No Qualified Immunity for Fla. Officer Who Shot Suspect in Groin

By Mark Wilson, Esq. on March 17, 2015 | Last updated on March 21, 2019

A routine vehicle stop in Miami became anything but routine after a police officer shot a suspect in the groin -- for no apparent reason. Det. Carl Rousseau pulled over a car and reportedly saw the passenger, Robert Valderrama, throw something out the car window that turned out to be a crack pipe.

Even though Valderrama appeared to be compliant during the stop, Rousseau shot him in the groin (refer to the Eleventh Circuit opinion for more of the grisly details). Rousseau talked about the incident for three minutes with his partner, Sgt. Yasima Smith, before Smith called an ambulance, but she said only that there was "a laceration."

Probable Cause

It took 11 minutes for an ambulance to get there because medics were under the impression they were dealing with a laceration. Had Smith reported a gunshot wound, they would have been there in four minutes.

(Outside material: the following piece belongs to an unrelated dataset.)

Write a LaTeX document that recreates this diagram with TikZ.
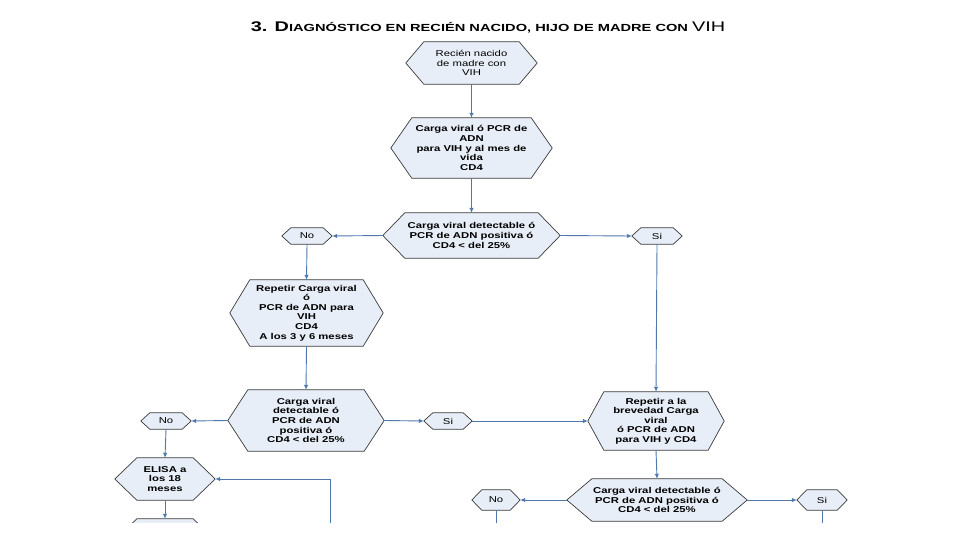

A civil rights lawsuit predictably followed, alleging false arrest and deliberate indifference to a serious medical need. At the district court level, the officers asserted qualified immunity, which is what usually happens.

But unlike what usually happens, the district court denied qualified immunity to the officers, as there was a genuine issue of fact in dispute as to the false arrest -- namely, whether the officers ever saw Valderrama drop anything outside the car. The Eleventh Circuit reversed on this, finding that there was sufficient evidence to support the claim that officers had probable cause to arrest Valderrama.

Some Very Deliberate Indifference

On the deliberate indifference claim, though, the Eleventh Circuit affirmed denial of summary judgment to Rousseau and Smith. Both of them knew that Rousseau shot Valderrama in the groin, and the "gunshot wound was plainly a life-threatening injury." Despite knowing all of this, though, the officers instead talked about the incident for the next three minutes. "Significantly, neither Sergeant Smith nor Detective Rousseau has provided any explanation supported by the record why three and a half minutes passed before Sergeant Smith called an ambulance," the court said.

The court also wasn't impressed by their failure to accurately report the injury, which violated Miami-Dade County Police Department protocols. The court characterized Smith's report to dispatch as an intentional lie, which it said was supported by her "inconsistent statements under oath."

The court had its own explanation for the delay: "[A] jury could infer that Detective Rousseau and Sergeant Smith spoke about the shooting before calling for assistance and that they discussed the need to concoct a story that would justify Detective Rousseau's use of deadly force." The court also found credible the statement of an unrelated suspect who was already in custody in the back of Rousseau's patrol car, who testified that Rousseau offered to reduce the charges against him if he would falsely claim that he saw Valderrama holding a metallic object that looked like a gun.

Dissent: You're Making That Up

Judge Emmett Cox dissented on the issue of deliberate indifference, claiming the court "ignore[d] undisputed facts that rend its speculative weave." Cox argued that a transcript of the conversation between Smith and dispatch showed much of the delay was due to difficulties on the dispatch end, not Smith's failure to prioritize the call. He also said the majority's claim that the officers used the three-minute delay to "concoct" a story was speculative and based on facts not in the record.